There are rides and games, and commercial and crafts buildings where you can buy a super-fantastic squeegee chamois mop-of-the-future, or a kitschy sign for your Winnebago ("A balanced meal is a beer in each hand," and so forth), but the focus is on the animals.
It's hard to decide what to eat at the fair. There are all the usual junky treats, but at the Durham fair about half of the stands are run by local groups (volunteer fire departments, little league teams, etc.), and their food is generally more appealing than that sold at the garish trailers that travel around the country peddling corndogs. There's tons of fried stuff but I didn't see any of the grotesque novelties that I've read are popular at other fairs. Unfortunately most of the things we tried smelled and looked better than they tasted.
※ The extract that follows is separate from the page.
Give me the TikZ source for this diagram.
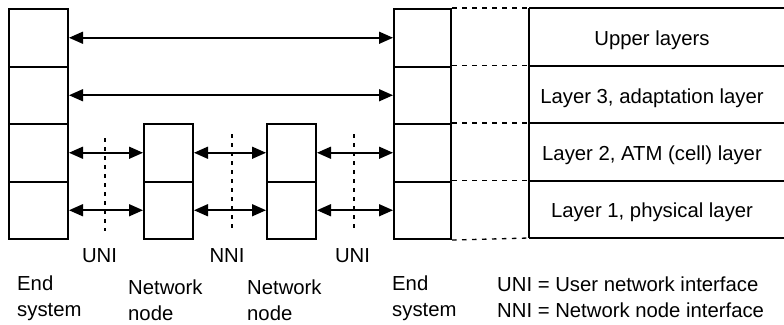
\documentclass[tikz,border=0pt]{standalone}
\usepackage{fontspec}
\setmainfont{Liberation Sans}
\usetikzlibrary{arrows.meta}
\begin{document}
\begin{tikzpicture}[x=1pt,y=-1pt,
  cellbox/.style={draw, line width=2pt, inner sep=0pt, anchor=north west, minimum height=57.5pt},
  endL/.style={cellbox, minimum width=59pt},
  endR/.style={cellbox, minimum width=57pt},
  netbox/.style={cellbox, minimum width=49pt},
  arr/.style={line width=1.6pt, {Triangle[length=14pt,width=12pt]}-{Triangle[length=14pt,width=12pt]}},
  vdots/.style={line width=1.5pt, dash pattern=on 4pt off 5pt},
  hdots/.style={line width=1.3pt, dash pattern=on 4.5pt off 5.5pt},
  tline/.style={line width=2pt},
  lbl/.style={inner sep=0pt, font=\fontsize{20.3pt}{24pt}\selectfont}
]
\useasboundingbox (0,0) rectangle (784,324);

% left end system
\node[endL] (L1) at (8,8) {};
\node[endL] (L2) at (8,65.5) {};
\node[endL] (L3) at (8,123) {};
\node[endL] (L4) at (8,180.5) {};
% network nodes
\node[netbox] (A3) at (143,123) {};
\node[netbox] (A4) at (143,180.5) {};
\node[netbox] (B3) at (266,123) {};
\node[netbox] (B4) at (266,180.5) {};
% right end system
\node[endR] (R1) at (393,8) {};
\node[endR] (R2) at (393,65.5) {};
\node[endR] (R3) at (393,123) {};
\node[endR] (R4) at (393,180.5) {};

% table
\coordinate (t0) at (529,8);
\coordinate (t1) at (529,65.5);
\coordinate (t2) at (529,123);
\coordinate (t3) at (529,180.5);
\coordinate (t4) at (529,238);
\coordinate (e0) at (784,8);
\coordinate (e1) at (784,65.5);
\coordinate (e2) at (784,123);
\coordinate (e3) at (784,180.5);
\coordinate (e4) at (784,238);
\draw[tline] (t0) -- (t4);
\draw[tline] (t0) -- (e0);
\draw[tline] (t1) -- (e1);
\draw[tline] (t2) -- (e2);
\draw[tline] (t3) -- (e3);
\draw[tline] (t4) -- (e4);

\draw[hdots] (R1.north east) -- (t0);
\draw[hdots] (R2.north east) -- (t1);
\draw[hdots] (R3.north east) -- (t2);
\draw[hdots] (R4.north east) -- (t3);
\draw[hdots] (R4.south east) -- (t4);

\node[lbl, anchor=base] (T1) at (652,45) {Upper layers};
\node[lbl, anchor=base] (T2) at (652,103) {Layer 3, adaptation layer};
\node[lbl, anchor=base] (T3) at (652,160) {Layer 2, ATM (cell) layer};
\node[lbl, anchor=base] (T4) at (652,217) {Layer 1, physical layer};

% arrows
\draw[arr] (L1.east) -- (R1.west);
\draw[arr] (L2.east) -- (R2.west);
\draw[arr] (L3.east) -- (A3.west);
\draw[arr] (A3.east) -- (B3.west);
\draw[arr] (B3.east) -- (R3.west);
\draw[arr] (L4.east) -- (A4.west);
\draw[arr] (A4.east) -- (B4.west);
\draw[arr] (B4.east) -- (R4.west);

% interface dotted lines
\coordinate (d1t) at (105,138);
\coordinate (d1b) at (105,231);
\coordinate (d2t) at (232,134);
\coordinate (d2b) at (232,228);
\coordinate (d3t) at (354,134);
\coordinate (d3b) at (354,228);
\draw[vdots] (d1t) -- (d1b);
\draw[vdots] (d2t) -- (d2b);
\draw[vdots] (d3t) -- (d3b);

% labels
\node[lbl, anchor=base] (uni1) at (99.5,262) {UNI};
\node[lbl, anchor=base] (nni) at (227,262) {NNI};
\node[lbl, anchor=base] (uni2) at (352.5,262) {UNI};

\node[lbl, anchor=base west] (es1a) at (17,290) {End};
\node[lbl, anchor=base west] (es1b) at (17,316) {system};
\node[lbl, anchor=base west] (nn1a) at (128,294) {Network};
\node[lbl, anchor=base west] (nn1b) at (128,320) {node};
\node[lbl, anchor=base west] (nn2a) at (247,294) {Network};
\node[lbl, anchor=base west] (nn2b) at (247,320) {node};
\node[lbl, anchor=base west] (es2a) at (392,290) {End};
\node[lbl, anchor=base west] (es2b) at (392,316) {system};
\node[lbl, anchor=base west] (lg1) at (497,291) {UNI = User network interface};
\node[lbl, anchor=base west] (lg2) at (497,317) {NNI = Network node interface};
\end{tikzpicture}
\end{document}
My roast beef sandwich, for example, was marred by flavorless fake cheese that was inexcusably advertised as "cheddar." The fried dough with tomato sauce was ok; I still can't decide if I prefer it that way or with powdered sugar.
This darling, inquisitive llama sniffed my hair and rubbed her fuzzy nose all over my face and ears. We went back to visit with her again before we left but by that time she was completely asbsorbed in her dinner of fresh hay. Llamas have a very amusing way of munching hay; they have endearing overbites and the bottom of their jaw appears to move in an oval.